The Deal
D-Wave closed its $550M acquisition of Quantum Circuits on January 20, two weeks after announcing the deal. The purchase adds superconducting gate-model quantum systems with dual-rail qubit error correction to D-Wave's existing quantum annealing platform.
The price: $300M in D-Wave stock, $250M cash. Quantum Circuits is a Yale spinout that's been building error-corrected gate systems - a different quantum computing approach than D-Wave's annealing technology.
Why This Matters
D-Wave has been the commercial leader in quantum annealing - good for optimization problems like logistics, portfolio management, and manufacturing scheduling. Gate-model systems handle a broader range of applications, including simulation and certain AI workloads. Most quantum vendors (IBM, Google, IonQ) focus on gate models. D-Wave specialized in annealing.
Now they're doing both. CEO Alan Baratz claims this leapfrogs competitors. The reality is more nuanced: D-Wave gains gate capability but enters a space where rivals have years of development lead. The trade-off is D-Wave's commercial focus versus competitors' research orientation.
Recent Traction
At Qubits 2026 in late January, D-Wave announced:
- $20M Advantage2 system sale to Florida Atlantic University
- $10M quantum-as-a-service enterprise contract
- HQ relocation to Florida with new R&D hub
- Defense partnerships with Davidson Technologies and Anduril
The defense work is notable. Quantum annealing suits optimization problems common in logistics, mission planning, and supply chain - areas where gate models struggle. The Anduril collaboration suggests practical applications, not research theatre.
The Roadmap
D-Wave says initial gate-model systems ship in 2026. Dual-rail qubits promise better error correction than current approaches, though we'll see. The company's forward-looking statements carry the usual SEC risk disclaimers.

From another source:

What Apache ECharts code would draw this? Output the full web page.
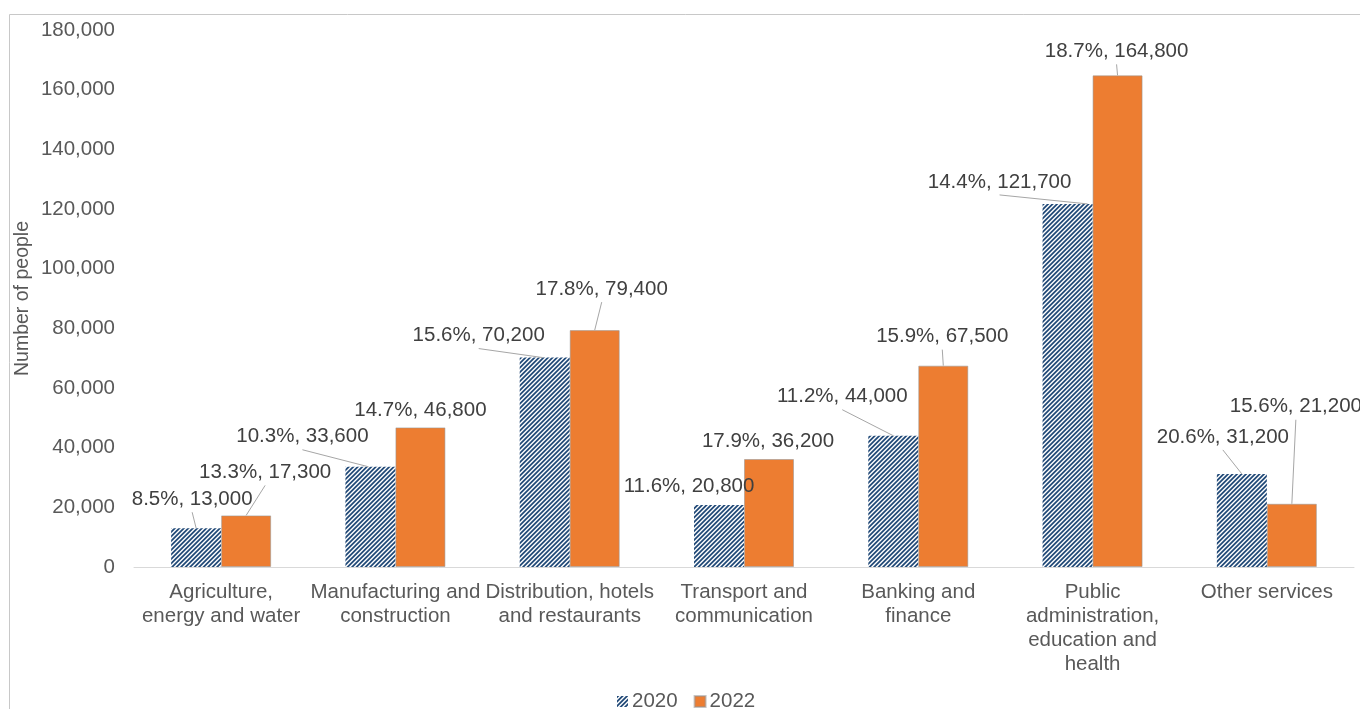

For enterprise leaders: annealing systems are commercially available now for specific optimization use cases. Gate models expand the application range but come with integration complexity. D-Wave's dual platform means one vendor relationship for both approaches. Whether that's an advantage or vendor lock-in depends on your needs.
The $30M in recent deals suggests demand exists. The 2026 gate-model timeline will determine if D-Wave can execute on both fronts.